David Bowie surprisingly ended his 10-year hiatus from music-making last week with the debut of new track "Where Are We Now?" and the announcement he'd be releasing a "classic-sounding" new album, The Next Day, this March. Somehow, the Thin White Duke kept this project under wraps for two years and managed to force a double-take from the whole Internet. But guitar legend and sometimes Bowie-collaborator Robert Fripp claims that he knew about The Next Day more than a year before the rest of the world, explaining to the Guardian that the news came to him in a dream.

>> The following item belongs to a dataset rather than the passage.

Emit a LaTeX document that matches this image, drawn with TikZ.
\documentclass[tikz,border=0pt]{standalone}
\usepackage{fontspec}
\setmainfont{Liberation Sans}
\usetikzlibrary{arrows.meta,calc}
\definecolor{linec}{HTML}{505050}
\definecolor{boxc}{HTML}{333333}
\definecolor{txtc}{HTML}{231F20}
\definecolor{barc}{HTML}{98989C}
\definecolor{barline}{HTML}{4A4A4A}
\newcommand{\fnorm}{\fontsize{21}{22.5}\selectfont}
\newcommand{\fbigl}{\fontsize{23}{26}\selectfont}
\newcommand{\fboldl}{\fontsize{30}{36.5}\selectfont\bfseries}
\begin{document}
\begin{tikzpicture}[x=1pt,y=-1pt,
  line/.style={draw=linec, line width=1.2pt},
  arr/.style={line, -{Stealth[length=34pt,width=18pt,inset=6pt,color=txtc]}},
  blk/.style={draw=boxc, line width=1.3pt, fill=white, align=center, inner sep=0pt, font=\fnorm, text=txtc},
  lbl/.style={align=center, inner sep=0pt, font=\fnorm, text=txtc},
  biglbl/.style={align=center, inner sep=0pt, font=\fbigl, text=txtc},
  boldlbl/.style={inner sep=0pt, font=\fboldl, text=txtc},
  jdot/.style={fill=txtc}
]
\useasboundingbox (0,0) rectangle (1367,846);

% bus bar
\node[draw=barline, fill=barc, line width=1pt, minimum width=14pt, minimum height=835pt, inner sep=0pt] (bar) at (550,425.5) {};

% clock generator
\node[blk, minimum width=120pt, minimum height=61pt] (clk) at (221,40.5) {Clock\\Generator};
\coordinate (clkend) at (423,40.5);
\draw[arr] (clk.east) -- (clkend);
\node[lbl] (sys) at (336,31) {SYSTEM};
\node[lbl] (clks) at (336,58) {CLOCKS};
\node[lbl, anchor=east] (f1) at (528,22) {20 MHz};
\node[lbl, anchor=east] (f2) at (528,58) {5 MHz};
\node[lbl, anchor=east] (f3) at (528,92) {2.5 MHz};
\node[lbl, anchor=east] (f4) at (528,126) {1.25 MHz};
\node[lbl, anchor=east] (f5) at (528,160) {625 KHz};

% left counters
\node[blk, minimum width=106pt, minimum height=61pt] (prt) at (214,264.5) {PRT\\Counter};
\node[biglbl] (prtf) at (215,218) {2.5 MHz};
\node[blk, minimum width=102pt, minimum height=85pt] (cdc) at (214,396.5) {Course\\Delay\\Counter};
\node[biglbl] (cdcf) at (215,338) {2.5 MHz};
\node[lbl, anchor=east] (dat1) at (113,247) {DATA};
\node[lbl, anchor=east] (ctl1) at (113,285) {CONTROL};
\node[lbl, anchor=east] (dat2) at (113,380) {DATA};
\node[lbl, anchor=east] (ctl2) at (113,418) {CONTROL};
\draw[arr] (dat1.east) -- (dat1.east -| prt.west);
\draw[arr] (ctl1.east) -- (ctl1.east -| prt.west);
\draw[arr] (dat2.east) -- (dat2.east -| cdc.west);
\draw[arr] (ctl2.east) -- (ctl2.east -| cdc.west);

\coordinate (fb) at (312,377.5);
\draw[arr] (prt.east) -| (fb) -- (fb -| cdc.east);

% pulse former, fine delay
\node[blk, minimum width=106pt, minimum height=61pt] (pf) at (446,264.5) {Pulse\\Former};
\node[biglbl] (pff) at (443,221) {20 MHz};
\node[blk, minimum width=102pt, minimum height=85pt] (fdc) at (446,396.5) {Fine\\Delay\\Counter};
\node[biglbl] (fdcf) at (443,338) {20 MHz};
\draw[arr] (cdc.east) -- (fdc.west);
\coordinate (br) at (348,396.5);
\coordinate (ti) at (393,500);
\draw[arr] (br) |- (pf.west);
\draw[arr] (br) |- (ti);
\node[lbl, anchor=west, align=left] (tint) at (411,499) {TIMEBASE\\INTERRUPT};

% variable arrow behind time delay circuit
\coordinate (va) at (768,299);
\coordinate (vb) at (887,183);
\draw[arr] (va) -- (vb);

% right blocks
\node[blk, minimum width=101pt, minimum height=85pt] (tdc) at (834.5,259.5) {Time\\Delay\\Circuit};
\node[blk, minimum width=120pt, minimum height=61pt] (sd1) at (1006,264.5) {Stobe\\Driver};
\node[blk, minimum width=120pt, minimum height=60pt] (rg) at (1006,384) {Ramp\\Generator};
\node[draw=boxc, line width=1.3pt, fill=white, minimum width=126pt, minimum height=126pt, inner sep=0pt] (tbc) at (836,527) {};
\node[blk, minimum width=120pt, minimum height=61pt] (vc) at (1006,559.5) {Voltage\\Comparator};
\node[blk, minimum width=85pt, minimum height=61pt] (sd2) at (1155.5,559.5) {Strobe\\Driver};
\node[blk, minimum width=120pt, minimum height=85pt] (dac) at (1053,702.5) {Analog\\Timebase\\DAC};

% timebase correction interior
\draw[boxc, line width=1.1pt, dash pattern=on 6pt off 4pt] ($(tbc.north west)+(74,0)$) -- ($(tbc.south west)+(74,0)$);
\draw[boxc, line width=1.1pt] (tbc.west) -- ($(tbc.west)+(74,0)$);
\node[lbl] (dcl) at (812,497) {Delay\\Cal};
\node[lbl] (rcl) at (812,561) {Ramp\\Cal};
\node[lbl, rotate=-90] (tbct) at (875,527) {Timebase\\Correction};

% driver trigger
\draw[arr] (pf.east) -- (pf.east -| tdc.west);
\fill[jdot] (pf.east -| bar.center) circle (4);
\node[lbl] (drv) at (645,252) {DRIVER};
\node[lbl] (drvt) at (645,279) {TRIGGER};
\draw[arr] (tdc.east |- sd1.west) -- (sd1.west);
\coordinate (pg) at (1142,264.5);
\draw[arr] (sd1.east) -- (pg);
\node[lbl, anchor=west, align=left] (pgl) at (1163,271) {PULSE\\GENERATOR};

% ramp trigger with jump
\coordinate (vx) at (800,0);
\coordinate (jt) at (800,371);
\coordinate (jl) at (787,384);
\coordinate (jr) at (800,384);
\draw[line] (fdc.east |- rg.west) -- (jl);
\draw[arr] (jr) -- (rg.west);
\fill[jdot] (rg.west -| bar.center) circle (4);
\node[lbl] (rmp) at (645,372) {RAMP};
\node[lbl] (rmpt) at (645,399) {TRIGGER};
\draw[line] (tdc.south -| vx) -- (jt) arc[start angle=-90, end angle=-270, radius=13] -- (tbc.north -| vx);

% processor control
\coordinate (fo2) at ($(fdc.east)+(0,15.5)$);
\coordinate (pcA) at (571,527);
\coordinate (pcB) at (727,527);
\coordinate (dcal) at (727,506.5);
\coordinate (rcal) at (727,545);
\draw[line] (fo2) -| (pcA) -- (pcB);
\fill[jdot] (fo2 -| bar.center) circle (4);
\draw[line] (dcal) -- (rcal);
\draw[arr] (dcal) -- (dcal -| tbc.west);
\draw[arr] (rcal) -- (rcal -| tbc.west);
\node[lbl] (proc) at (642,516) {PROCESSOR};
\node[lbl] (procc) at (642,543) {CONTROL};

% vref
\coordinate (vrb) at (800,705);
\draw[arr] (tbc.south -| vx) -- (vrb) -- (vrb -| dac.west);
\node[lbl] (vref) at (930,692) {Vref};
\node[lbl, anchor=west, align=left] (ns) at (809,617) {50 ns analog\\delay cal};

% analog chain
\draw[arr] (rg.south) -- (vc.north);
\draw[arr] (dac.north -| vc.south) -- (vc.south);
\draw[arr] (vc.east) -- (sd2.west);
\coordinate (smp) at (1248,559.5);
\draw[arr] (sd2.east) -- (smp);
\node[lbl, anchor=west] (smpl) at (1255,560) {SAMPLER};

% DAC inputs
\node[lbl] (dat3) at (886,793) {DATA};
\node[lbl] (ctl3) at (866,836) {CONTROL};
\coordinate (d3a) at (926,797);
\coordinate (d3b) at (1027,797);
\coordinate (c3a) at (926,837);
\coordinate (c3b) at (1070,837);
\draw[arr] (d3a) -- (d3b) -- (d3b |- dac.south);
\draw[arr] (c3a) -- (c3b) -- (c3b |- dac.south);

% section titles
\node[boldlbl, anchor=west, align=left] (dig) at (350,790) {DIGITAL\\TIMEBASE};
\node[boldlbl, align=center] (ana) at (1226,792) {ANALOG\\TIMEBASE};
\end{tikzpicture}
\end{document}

Let's backtrack a bit. Bowie's producer Tony Visconti recently accused Fripp of nearly spoiling the Next Day surprise. "[Fripp] was asked to play on it, he didn't want to do it and then he wrote on his blog that he was asked," Visconti said. "And nobody kinda believed him. It was a little flurry for a few days, but everyone said, 'How could that be true? We haven't heard it from anyone else?'"
Fripp denies that he was ever asked to contribute to the upcoming LP, writing in a post on his blog, "I haven’t spoken to David for quite a while, and I wasn't approached for the new album. Not sure whether Tony thought I had been, but nothing ever came to me." The 100 Greatest Guitarists of All Time star also provided a link to an older blog post, dated October 15, 2011, that seems to predict the Next Day, describing a dream Fripp had the previous night. "[It] gradually appeared that David had some remarkable new ideas in process, not yet public. These he presented indirectly, to allow the penny to drop without prompting. Eno also got involved, and what a flowering of ideas!"

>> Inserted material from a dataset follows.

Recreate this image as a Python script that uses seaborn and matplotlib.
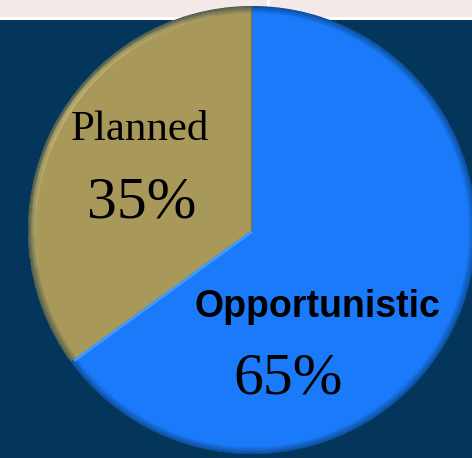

The Guardian notes that "without Fripp's knowledge — and indeed without any contribution from Brian Eno — the sessions for the Next Day had been underway for several months." The King Crimson guitarist maintains that it was all some sort cosmic coincidence, and not an act of malice. "In the creative world, when someone begins thinking, other people sometimes 'hear' what’s going on," he wrote on his blog. "Who knows, on the subconscious – Unconscious levels, what gets 'overheard?'” Fripp further clarified to the Guardian: "Both Bowie and Eno are exceptionally sharp creative minds that read the zeitgeist... Things happen around them that defeat rationality."

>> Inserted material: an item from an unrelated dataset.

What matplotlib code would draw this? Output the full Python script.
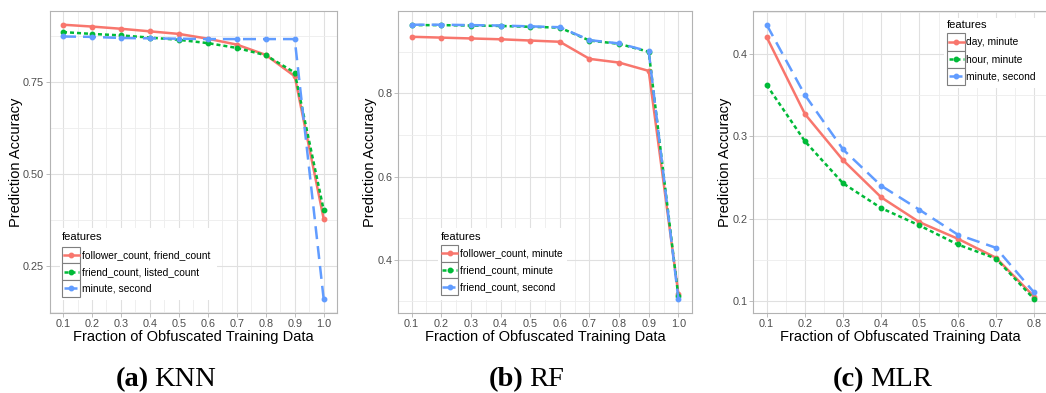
import matplotlib
matplotlib.use('Agg')
import matplotlib.pyplot as plt
from matplotlib.lines import Line2D
from matplotlib.patches import Rectangle
from matplotlib.ticker import MultipleLocator, FormatStrFormatter

plt.rcParams['font.family'] = ['Liberation Sans', 'DejaVu Sans']

# data
frac_knn = [0.1, 0.2, 0.3, 0.4, 0.5, 0.6, 0.7, 0.8, 0.9, 1.0]
knn_follower_friend = [0.905, 0.900, 0.894, 0.887, 0.880, 0.867, 0.851, 0.823, 0.765, 0.378]
knn_friend_listed = [0.885, 0.880, 0.876, 0.870, 0.864, 0.855, 0.842, 0.822, 0.775, 0.402]
knn_minute_second = [0.873, 0.872, 0.869, 0.868, 0.867, 0.866, 0.866, 0.866, 0.866, 0.160]
knn_labels = ['follower_count, friend_count', 'friend_count, listed_count', 'minute, second']

frac_rf = [0.1, 0.2, 0.3, 0.4, 0.5, 0.6, 0.7, 0.8, 0.9, 1.0]
rf_follower_minute = [0.936, 0.934, 0.932, 0.930, 0.927, 0.924, 0.883, 0.874, 0.854, 0.318]
rf_friend_minute = [0.964, 0.964, 0.963, 0.962, 0.960, 0.958, 0.927, 0.919, 0.900, 0.312]
rf_friend_second = [0.965, 0.965, 0.964, 0.963, 0.961, 0.959, 0.928, 0.920, 0.901, 0.306]
rf_labels = ['follower_count, minute', 'friend_count, minute', 'friend_count, second']

frac_mlr = [0.1, 0.2, 0.3, 0.4, 0.5, 0.6, 0.7, 0.8]
mlr_day_minute = [0.420, 0.327, 0.271, 0.226, 0.196, 0.176, 0.153, 0.106]
mlr_hour_minute = [0.362, 0.294, 0.243, 0.213, 0.192, 0.169, 0.152, 0.103]
mlr_minute_second = [0.435, 0.350, 0.284, 0.240, 0.211, 0.181, 0.165, 0.111]
mlr_labels = ['day, minute', 'hour, minute', 'minute, second']

W, H = 1046, 393
colors = ['#F8766D', '#00BA38', '#619CFF']
styles = [dict(linestyle='-'), dict(dashes=(1.6, 1.2)), dict(dashes=(5.2, 2.8))]
LW = 1.8
MS = 3.2

fig = plt.figure(figsize=(W / 100, H / 100), dpi=100)


def px_rect(left, right, top, bottom):
    return [left / W, 1 - bottom / H, (right - left) / W, (bottom - top) / H]


def fx(x):
    return x / W


def fy(y):
    return 1 - y / H


def setup(ax, xs, series, ystep, yfmt, ylab_x, left_px, width_px):
    for ys, c, st in zip(series, colors, styles):
        ax.plot(xs, ys, color=c, lw=LW, marker='o', ms=MS, mec=c, **st)
    lo = min(min(s) for s in series)
    hi = max(max(s) for s in series)
    pad = 0.05 * (hi - lo)
    ax.set_ylim(lo - pad, hi + pad)
    xpad = 0.05 * (xs[-1] - xs[0])
    ax.set_xlim(xs[0] - xpad, xs[-1] + xpad)
    ax.set_xticks(xs)
    ax.xaxis.set_major_formatter(FormatStrFormatter('%.1f'))
    ax.xaxis.set_minor_locator(MultipleLocator(0.05))
    ax.yaxis.set_major_locator(MultipleLocator(ystep))
    ax.yaxis.set_minor_locator(MultipleLocator(ystep / 2))
    ax.yaxis.set_major_formatter(FormatStrFormatter(yfmt))
    ax.grid(which='major', color='#E0E0E0', lw=0.8)
    ax.grid(which='minor', color='#EDEDED', lw=0.6)
    ax.set_axisbelow(True)
    for sp in ax.spines.values():
        sp.set_color('#B3B3B3')
        sp.set_linewidth(0.8)
    ax.tick_params(which='major', length=2.8, width=0.6, color='#B3B3B3',
                   labelcolor='#4D4D4D', labelsize=7.8, pad=1.5)
    ax.tick_params(which='minor', length=0)
    ax.set_xlabel('Fraction of Obfuscated Training Data', fontsize=10.5, color='black')
    ax.set_ylabel('Prediction Accuracy', fontsize=10.5, color='black')
    ax.xaxis.set_label_coords(0.5, -0.056)
    ax.yaxis.set_label_coords((ylab_x - left_px) / width_px, 0.5)


def legend(labels, bg, key_x, key_y, row_h, title_y):
    l, r, t, b = bg
    fig.add_artist(Rectangle((fx(l), fy(b)), (r - l) / W, (b - t) / H,
                             transform=fig.transFigure, facecolor='white',
                             edgecolor='none', zorder=5))
    fig.text(fx(key_x), fy(title_y), 'features', fontsize=8, va='center',
             ha='left', zorder=6)
    kw = 17.7
    for i, (lab, c, st) in enumerate(zip(labels, colors, styles)):
        y0 = key_y + i * row_h
        fig.add_artist(Rectangle((fx(key_x), fy(y0 + row_h)), kw / W, row_h / H,
                                 transform=fig.transFigure, facecolor='white',
                                 edgecolor='#7F7F7F', lw=0.8, zorder=6))
        yc = y0 + row_h / 2
        fig.add_artist(Line2D([fx(key_x + 1.5), fx(key_x + kw - 1.5)], [fy(yc), fy(yc)],
                              transform=fig.transFigure, color=c, lw=LW, zorder=7, **st))
        fig.add_artist(Line2D([fx(key_x + kw / 2)], [fy(yc)], transform=fig.transFigure,
                              color=c, marker='o', ms=MS, lw=0, zorder=7))
        fig.text(fx(key_x + kw + 1.5), fy(yc), lab, fontsize=7.4, va='center',
                 ha='left', zorder=7)


ax1 = fig.add_axes(px_rect(50, 336.7, 11, 312.7))
setup(ax1, frac_knn, [knn_follower_friend, knn_friend_listed, knn_minute_second],
      0.25, '%.2f', 23, 50, 286.7)
ax2 = fig.add_axes(px_rect(398.3, 691.7, 11, 312.7))
setup(ax2, frac_rf, [rf_follower_minute, rf_friend_minute, rf_friend_second],
      0.2, '%.1f', 377, 398.3, 293.4)
ax3 = fig.add_axes(px_rect(753.3, 1047.4, 11, 312.7))
setup(ax3, frac_mlr, [mlr_day_minute, mlr_hour_minute, mlr_minute_second],
      0.1, '%.1f', 732, 753.3, 294.1)

legend(knn_labels, (60, 217, 228, 300), 62.3, 246.7, 16.7, 237)
legend(rf_labels, (438, 567, 228, 300), 440.7, 245, 16.7, 237)
legend(mlr_labels, (944, 1046, 18, 88), 947.3, 33.3, 17.2, 25)

# captions
serif = ['Liberation Serif', 'DejaVu Serif']
for bold, rest, xr, xl in [('(a)', 'KNN', 149, 154), ('(b)', 'RF', 524, 529),
                           ('(c)', 'MLR', 864, 870)]:
    fig.text(fx(xr), fy(386), bold, family=serif, fontweight='bold', fontsize=20.5,
             ha='right', va='baseline')
    fig.text(fx(xl), fy(386), rest, family=serif, fontsize=20.5, ha='left',
             va='baseline')

fig.savefig('out.png', dpi=100)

Still, the "Heroes" and Scary Monsters contributor insists that he was not asked to play on The Next Day, writing on his blog, "If I was asked to take part in this totally excellent project, who asked? Had I had been invited, in my current non-performance mode, it would have been a very hard choice." Fripp also told the Guardian that if an offer to re-team with his former colleagues had been made, he "would have had to seriously reconsider [his] non-public status."
Last year, Fripp announced that he was no longer recording new music because of a dispute with Universal Music Group over "20 years of unpaid royalties." One of the points of contention, the Englishman alleges, is Kanye West's sample of King Crimson's "21st Century Schizoid Man" on My Beautiful Dark Twisted Fantasy's "Power." According to Fripp, the Crimson-cribbing single racked up one million hits on YouTube before he was ever approached about the use of "Schizoid Man."
But Fripp isn't harboring any hurt feelings against Bowie or Visconti. "My association with David and Tony has provided highlights of my life, not only my musical life. Lots of laughs and great music," he wrote on his blog. "I would regret if anything negative, completely invented, were to query the reality." He elaborated further to the Guardian, saying, "I'm not angry at all... No one is hurt, I'm not upset, just keen for clarity. My respect for Messers Bowie and Visconti continues undiminished, untarnished. The album is out there. Fab!"